The answer he built at Slack was observability infrastructure for data pipelines - the kind of plumbing work that rarely shows up in product announcements but determines whether a data team can sleep through the night. The 2018 Airflow talk documented that work with unusual honesty: on-call rotations, failure modes, what the dashboards actually looked like. It became one of those resources that practitioners share instead of searching for, which is the highest distinction the engineering internet bestows.
Zendesk, from 2019 to 2024, was a different challenge. Principal Data Engineer on the next-generation customer analytical platform. The scope was larger, the stakeholders more varied, and the architecture decisions had longer half-lives. It was here that Ananth started writing publicly about data catalogs - a field he described as building "the most expensive data integration systems you never intended to build." The piece went small-scale viral in the data community because it said out loud what many practitioners had been thinking: the promise of discovery and governance had been overtaken by the weight of maintenance.
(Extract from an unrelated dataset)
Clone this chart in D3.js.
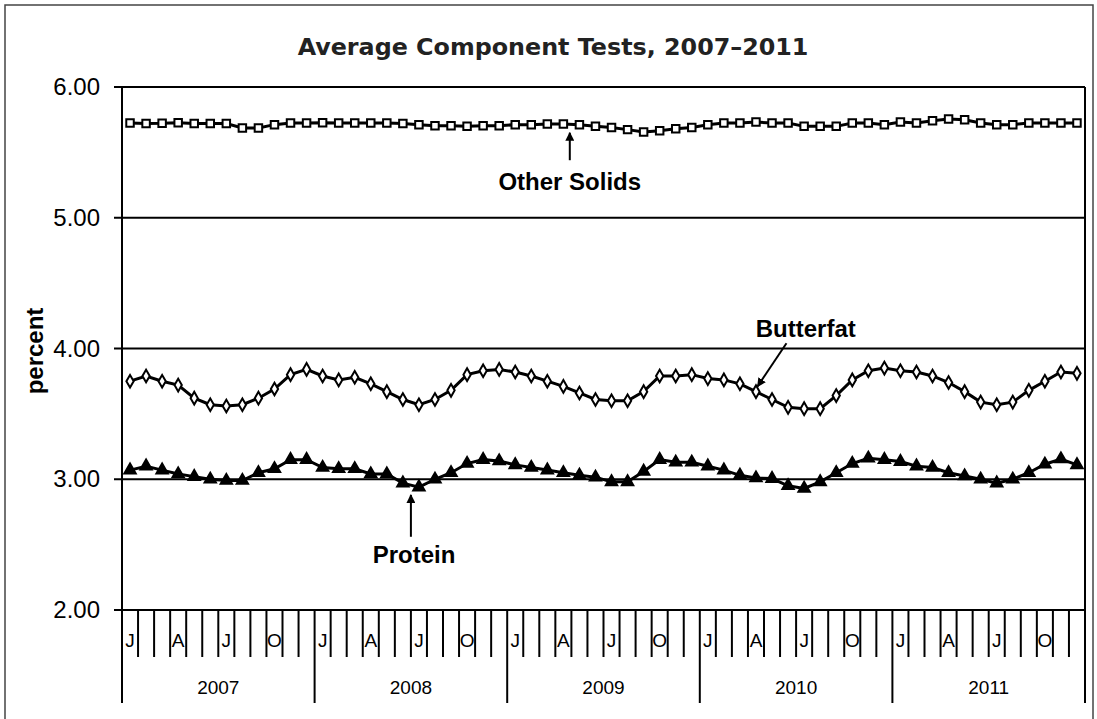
<!DOCTYPE html>
<html>
<head>
<meta charset="utf-8">
<script src="https://cdnjs.cloudflare.com/ajax/libs/d3/7.8.5/d3.min.js"></script>
<style>
  body { margin: 0; background: #fff; }
  text { font-family: "Liberation Sans", Arial, sans-serif; fill: #000; }
</style>
</head>
<body>
<svg id="chart" width="1097" height="719"></svg>
<script>
'use strict';

const years = ['2007', '2008', '2009', '2010', '2011'];
const monthLetters = ['J', '', '', 'A', '', '', 'J', '', '', 'O', '', ''];
const yTicks = [2, 3, 4, 5, 6];

const otherSolids = [
  5.725, 5.72, 5.722, 5.727, 5.72, 5.72, 5.72, 5.686, 5.686, 5.712, 5.725, 5.725,
  5.727, 5.725, 5.725, 5.725, 5.725, 5.72, 5.712, 5.704, 5.704, 5.699, 5.704, 5.704,
  5.712, 5.712, 5.717, 5.717, 5.712, 5.699, 5.69, 5.674, 5.656, 5.666, 5.681, 5.691,
  5.712, 5.725, 5.725, 5.732, 5.725, 5.725, 5.699, 5.699, 5.699, 5.725, 5.725, 5.712,
  5.732, 5.725, 5.742, 5.755, 5.75, 5.725, 5.712, 5.712, 5.725, 5.725, 5.725, 5.725,
];
const butterfat = [
  3.75, 3.79, 3.75, 3.72, 3.62, 3.57, 3.56, 3.57, 3.62, 3.69, 3.80, 3.84,
  3.79, 3.76, 3.78, 3.73, 3.67, 3.61, 3.57, 3.61, 3.68, 3.80, 3.83, 3.84,
  3.82, 3.79, 3.75, 3.71, 3.66, 3.61, 3.60, 3.60, 3.67, 3.79, 3.79, 3.80,
  3.77, 3.76, 3.73, 3.67, 3.61, 3.55, 3.54, 3.54, 3.64, 3.76, 3.83, 3.85,
  3.83, 3.82, 3.79, 3.74, 3.67, 3.59, 3.57, 3.59, 3.68, 3.75, 3.82, 3.81,
];
const protein = [
  3.07, 3.10, 3.07, 3.04, 3.02, 3.00, 2.99, 2.99, 3.05, 3.08, 3.15, 3.15,
  3.09, 3.08, 3.08, 3.04, 3.04, 2.97, 2.94, 3.00, 3.05, 3.12, 3.15, 3.14,
  3.11, 3.09, 3.07, 3.05, 3.03, 3.015, 2.98, 2.98, 3.06, 3.15, 3.13, 3.13,
  3.10, 3.07, 3.03, 3.01, 3.005, 2.95, 2.93, 2.98, 3.05, 3.12, 3.16, 3.15,
  3.135, 3.10, 3.09, 3.05, 3.025, 3.00, 2.97, 3.00, 3.05, 3.115, 3.155, 3.11,
];

// annotation anchors in data space: month index and percent value
const noteNames = ['Other Solids', 'Butterfat', 'Protein'];
const noteTipMonth = [27.4, 39.1, 17.5];
const noteTipValue = [5.65, 3.71, 2.88];
const noteTailMonth = [27.4, 40.9, 17.5];
const noteTailValue = [5.44, 4.04, 2.56];
const noteTextMonth = [27.4, 42.1, 17.7];
const noteTextValue = [5.21, 4.09, 2.36];

function makeChart() {
  const svg = d3.select('#chart');
  const months = d3.range(years.length * 12);

  const x = d3.scaleBand().domain(months).range([122, 1085]);
  const y = d3.scaleLinear().domain([2, 6]).range([610, 87]);
  const xm = (m) => x.range()[0] + (m + 0.5) * x.step();

  // outer frame
  svg.append('rect')
    .attr('x', 5).attr('y', 5)
    .attr('width', 1088).attr('height', 730)
    .attr('fill', 'none')
    .attr('stroke', '#444')
    .attr('stroke-width', 1.5);

  svg.append('text')
    .attr('x', 553).attr('y', 55)
    .attr('text-anchor', 'middle')
    .style('font-family', '"DejaVu Sans", Verdana, sans-serif')
    .style('font-weight', 'bold')
    .style('font-size', '23.8px')
    .style('fill', '#222')
    .text('Average Component Tests, 2007\u20132011');

  // horizontal grid and y axis
  svg.append('g').selectAll('line')
    .data(yTicks)
    .enter().append('line')
    .attr('x1', 114).attr('x2', 1085)
    .attr('y1', (d) => y(d)).attr('y2', (d) => y(d))
    .attr('stroke', '#000')
    .attr('stroke-width', 2);

  svg.append('g').selectAll('text')
    .data(yTicks)
    .enter().append('text')
    .attr('x', 100)
    .attr('y', (d) => y(d) + 8)
    .attr('text-anchor', 'end')
    .style('font-size', '24px')
    .text((d) => d.toFixed(2));

  svg.append('line')
    .attr('x1', 122).attr('x2', 122)
    .attr('y1', y(6)).attr('y2', 703)
    .attr('stroke', '#000').attr('stroke-width', 2);
  svg.append('line')
    .attr('x1', 1085).attr('x2', 1085)
    .attr('y1', y(6)).attr('y2', 703)
    .attr('stroke', '#000').attr('stroke-width', 2);

  svg.append('text')
    .attr('transform', 'translate(43,351) rotate(-90)')
    .attr('text-anchor', 'middle')
    .style('font-size', '24px')
    .style('font-weight', 'bold')
    .text('percent');

  // category ticks: month boundaries short, year boundaries long
  const bounds = d3.range(1, months.length);
  svg.append('g').selectAll('line')
    .data(bounds)
    .enter().append('line')
    .attr('x1', (d) => x(d)).attr('x2', (d) => x(d))
    .attr('y1', y(2))
    .attr('y2', (d) => d % 12 === 0 ? 703 : 657)
    .attr('stroke', '#000')
    .attr('stroke-width', 2);

  svg.append('g').selectAll('text')
    .data(months.filter((m) => monthLetters[m % 12]))
    .enter().append('text')
    .attr('x', (d) => xm(d))
    .attr('y', 647)
    .attr('text-anchor', 'middle')
    .style('font-size', '19px')
    .text((d) => monthLetters[d % 12]);

  svg.append('g').selectAll('text')
    .data(years)
    .enter().append('text')
    .attr('x', (d, i) => xm(i * 12 + 5.5))
    .attr('y', 694)
    .attr('text-anchor', 'middle')
    .style('font-size', '19px')
    .text((d) => d);

  // series
  const line = d3.line().x((d, i) => xm(i)).y((d) => y(d));
  const series = [
    { values: otherSolids, symbol: d3.symbolSquare, size: 56, fill: '#fff' },
    { values: butterfat, symbol: d3.symbolDiamond, size: 46, fill: '#fff' },
    { values: protein, symbol: d3.symbolTriangle, size: 56, fill: '#000' },
  ];

  for (const s of series) {
    svg.append('path')
      .datum(s.values)
      .attr('d', line)
      .attr('fill', 'none')
      .attr('stroke', '#000')
      .attr('stroke-width', 3);

    svg.append('g').selectAll('path')
      .data(s.values)
      .enter().append('path')
      .attr('transform', (d, i) => `translate(${xm(i)},${y(d)})`)
      .attr('d', d3.symbol().type(s.symbol).size(s.size))
      .attr('fill', s.fill)
      .attr('stroke', '#000')
      .attr('stroke-width', 2);
  }

  // annotations with arrows
  const defs = svg.append('defs');
  defs.append('marker')
    .attr('id', 'head')
    .attr('viewBox', '0 0 10 10')
    .attr('refX', 9).attr('refY', 5)
    .attr('markerWidth', 4.5).attr('markerHeight', 4.5)
    .attr('orient', 'auto')
    .append('path')
    .attr('d', 'M0,0L10,5L0,10z')
    .attr('fill', '#000');

  noteNames.forEach((name, i) => {
    svg.append('line')
      .attr('x1', xm(noteTailMonth[i])).attr('y1', y(noteTailValue[i]))
      .attr('x2', xm(noteTipMonth[i])).attr('y2', y(noteTipValue[i]))
      .attr('stroke', '#000')
      .attr('stroke-width', 2)
      .attr('marker-end', 'url(#head)');

    svg.append('text')
      .attr('x', xm(noteTextMonth[i]))
      .attr('y', y(noteTextValue[i]))
      .attr('text-anchor', 'middle')
      .style('font-size', '24px')
      .style('font-weight', 'bold')
      .text(name);
  });
}

makeChart();
</script>
</body>
</html>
Schemata came out of the same period. Before "data contracts" became a conference track, Ananth shipped an open-source framework for decentralized, domain-driven schema ownership. It supports ProtoBuf, Avro, and dbt - the formats that actual data teams use. The timing mattered: Schemata appeared when the debate was still forming, which meant it shaped how people thought about the problem rather than just answering an existing specification. That's a harder thing to do than it looks.
"The ETL framework was never really designed to capture meaning."
This is Ananth's central thesis for the current era: that the mechanical work of moving data is increasingly automatable by AI, and the irreducible human contribution is semantic - understanding what data means, who owns it, and what contracts govern its use. His "Data Engineering After AI" podcast series launched in 2025 as a direct extension of this argument.
From Anna University to the Data Stack
"Data catalogs are the most expensive data integration systems you never intended to build."
- Ananth Packkildurai, "Data Catalog - A Broken Promise"What He's Actually Arguing
Ananth's writing tends to move against the grain. When the industry was celebrating data catalogs as the solution to data governance, he published a takedown of their operational costs. When data contracts started trending, he already had working code. When AI started generating pipelines, he asked what happens to the people who used to write them - and concluded the answer wasn't "nothing" but "everything shifts toward meaning."
The newsletter reflects this. Each issue is built around a thesis, not a list. Ananth reads across vendor blogs, academic papers, practitioner posts, and conference transcripts, then synthesizes rather than summarizes. The reader experience is less "here are the links" and more "here's how to think about this week in the field."
His open-source work follows the same pattern. Schemata wasn't built to win a popularity contest - it was built to demonstrate a specific idea about how schema ownership should work in distributed data teams. The 261 GitHub stars it accumulated are almost beside the point; the framework influenced how practitioners and vendors alike framed the data contract conversation.
As an angel investor and advisor to early-stage data startups, Ananth brings the same practitioner lens. He's not investing in market categories. He's investing in teams building things he wishes had existed when he was debugging Airflow at Slack at 2 AM. That's a specific and hard-to-fake signal, and founders who've worked with him describe it as unusually useful.